Te Huna on fighting: “It’s in my blood”

By Philip Ferraro

It’s not often that you hear a UFC fighter say that he was a bad athlete growing up, especially since the Ultimate Fighting Championship is mostly populated by former standout wrestlers, kickboxers, and football players. It’s particularly surprising coming from James Te Huna, one of the light heavyweight division’s most powerful strikers.
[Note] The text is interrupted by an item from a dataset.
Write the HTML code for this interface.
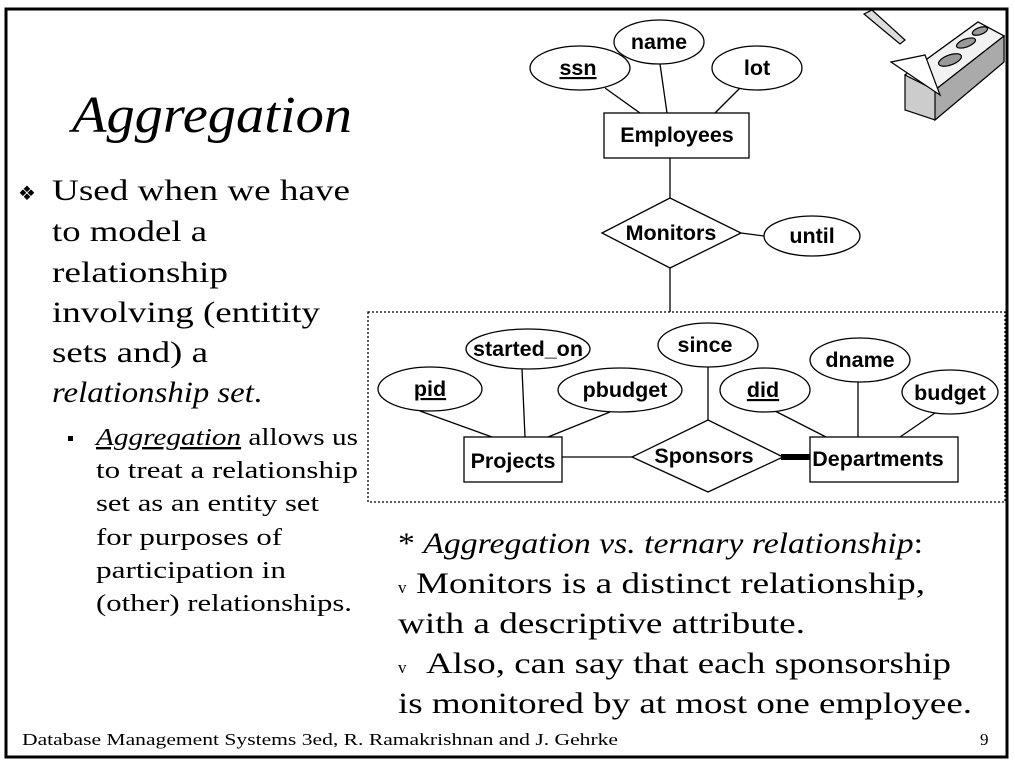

“Through primary and high school I was right into sports, competed in a lot of school activities and I wasn’t good at anything – I had two left feet. All the bigger kids and the lazier kids would end up beating me in a race,” said Te Huna. “When I finished school I took up boxing, put a lot of hours in the gym, just worked hard at it, became good at it, and yeah – the fighting game was good for me.”

A New Zealand-born Australian, Te Huna is now better known for his fists than his two left feet, and he has four KOs and one TKO in his last five fights — all via punches — a streak that includes wins over UFC veterans Igor Pokrajac (in his UFC debut in February of 2010) and Anthony Perosh.

But at times, a UFC career seemed to be an unlikely prospect for an adult Te Huna, too. He’s been plagued by a recurring shoulder injury in the past, and in 2010 an ugly broken arm threatened the 29-year old’s livelihood.